By asking yourself, “What if…,” you unlock the key to your innate creativity.

Take the folks at The PUMA Group, whose brands include PUMA, Cobra Golf and TretornPuma. They asked themselves, “What if we got rid of the shoe box?” The result was the Clever Little Bag.

When recruiting, ask “what if?” about …

The new design reduces the costs of both materials and shipping, uses 65 percent less cardboard, consumes 60 percent less energy, and produces 10 fewer tons of emissions. Great for PUMA and great for the environment.

When it comes to hiring and retaining great people, here are a few “What ifs” for you to play with:

  1. What if we had to pay our employees $10 an hour more?
  2. What if we can’t find anyone fit to fill this job?
  3. What if my best team member left tomorrow?
  4. What if we had only the best people working for us?
  5. What if we get rid of our mediocre employees?
  6. What if we could only work four hours a day?
  7. What if we asked our employees how we can do a better job?
  8. What if we ask our people what frustrates them?

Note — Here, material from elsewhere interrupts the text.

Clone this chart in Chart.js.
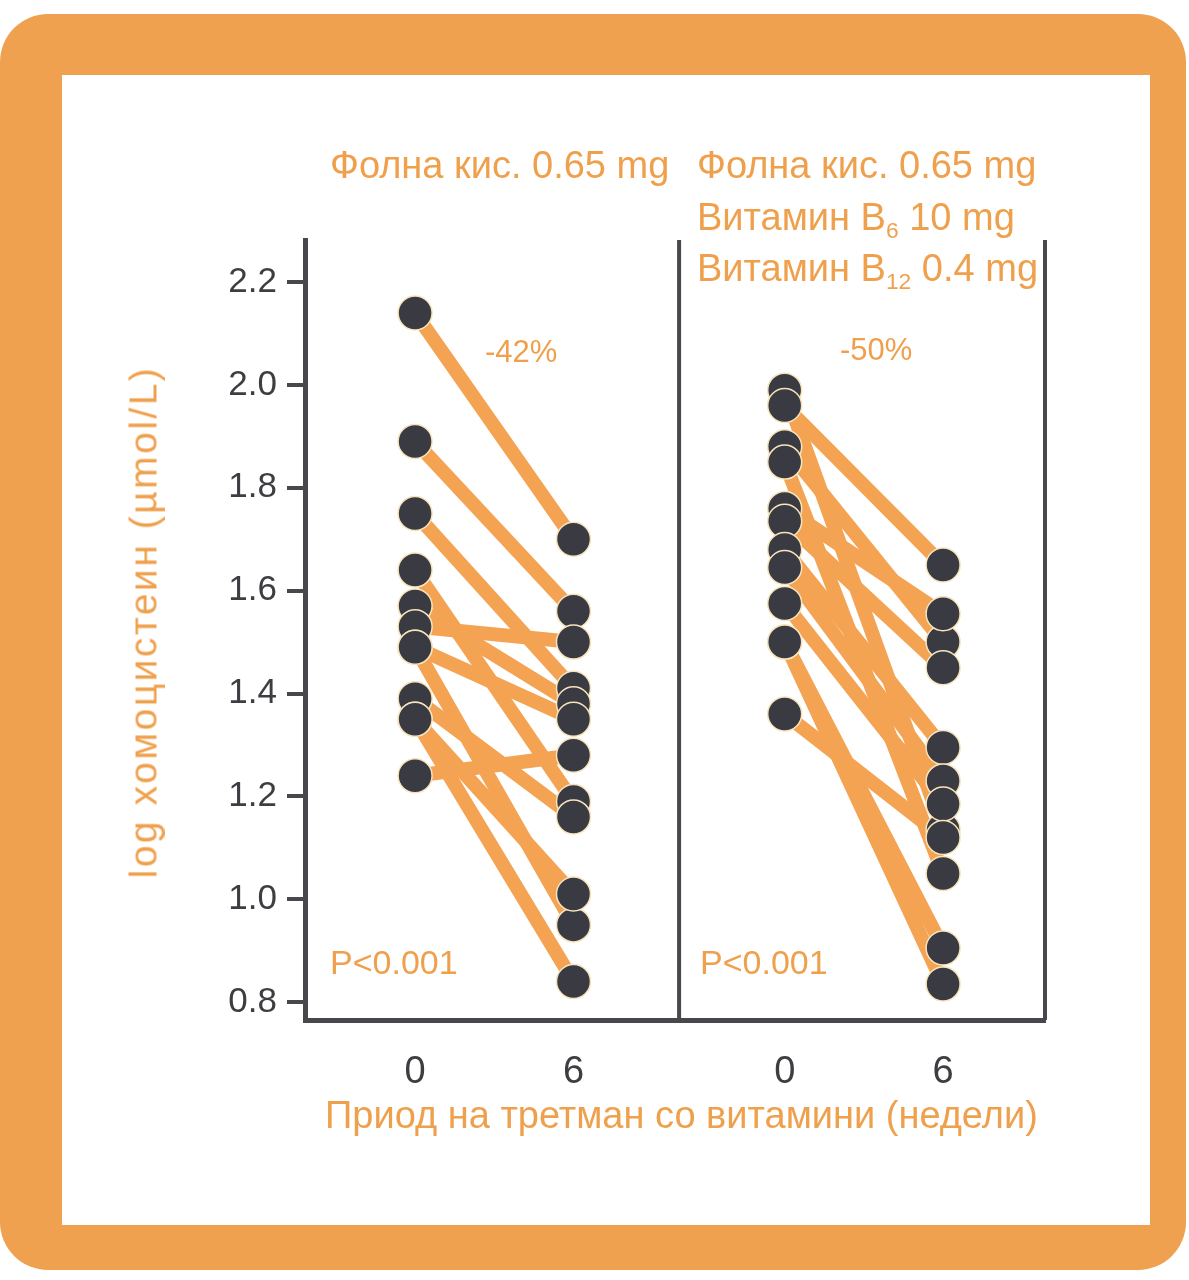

Think you’re not smart enough to come up with new and improved ways of doing things? Andy Boynton and Bill Fischer, authors of The Idea Hunter, would argue that point.

In a recent Inc. magazine article they said in part:

What we realized was that it didn’t matter if someone was from finance or marketing or accounting or R&D. At the end of the day, we observed that great leaders are great idea hunters. They bring ideas into an organization. They bring ideas into a team. They move things forward through the power of ideas, not through their intellect or their genius. It was really about their ability to find ideas, repurpose those ideas, and create something brand-new.”

So, ask yourself and ask your employees, “What if…” every day.

Boynton and Fischer say you’ll discover that:

The smartest guys in the room are not necessarily the smartest guys in the room. [Our research] destroys the myth that innovation is about genius. It empowers and should motivate everyone to realize the ideas are out there to get, absolutely for free, if only you can find them, the ideas are there to be found. Becoming a great idea hunter is learnable, it’s repeatable, and it’s something you and everyone in your organization can work on every day.”